Nvidia Corp and Advanced Micro Devices Inc (AMD) have agreed to pay 15% of revenues from their Chinese artificial intelligence chip sales to the US government in exchange for export licenses, as per an FT report.

The arrangement covers Nvidia’s H20 AI accelerator and AMD’s MI308 chip.

The revenue-sharing deal is an unusual mechanism in modern corporate trade history.

It reflects US President Donald Trump’s broader strategy of extracting direct financial benefits for the US in return for trade concessions.

His administration has previously linked relaxed trade conditions to significant domestic investment commitments, such as Apple Inc’s pledge to spend $600 billion on US manufacturing.

Beijing pushback likely

Beijing is expected to oppose the move. Yuyuantantian, a social media account tied to state-run China Central Television that often signals the Chinese government’s trade stance, criticised the H20 chip on Sunday, citing alleged security vulnerabilities and inefficiency.

The H20 was designed specifically for the Chinese market following export restrictions imposed under the Biden administration in 2023.

Sales of the chip were effectively banned in April this year under the Trump administration.

Nvidia Chief Executive Jensen Huang has spent months lobbying both US and Chinese officials to restart sales of the H20 in China.

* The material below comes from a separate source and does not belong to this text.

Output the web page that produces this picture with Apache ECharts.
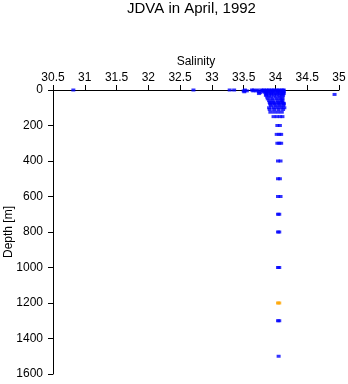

The Commerce Department began issuing H20 licenses last week, shortly after Huang met with President Trump.

The deal comes as the US and China move toward de-escalating trade tensions.

Beijing has relaxed controls on rare earth exports, while Washington has lifted certain restrictions on chip design software companies operating in China.

In May, both nations agreed to a 90-day truce in their tariff dispute.

Since then, senior trade officials have held multiple meetings, though an extension of the pause has yet to be confirmed ahead of the August 12 deadline.

Corporate commitments under Trump’s tariff policy

As part of his tariff strategy, Trump has pressed major corporations to increase US investments.

Apple recently announced an additional $100 billion investment in the country, adding to its previous $500 billion pledge over four years.

Micron Technology said in June it would invest $200 billion in the US, including a new manufacturing facility in Idaho.

Nvidia has separately committed up to $500 billion to build AI servers in the US, including the first fully American-made AI supercomputers.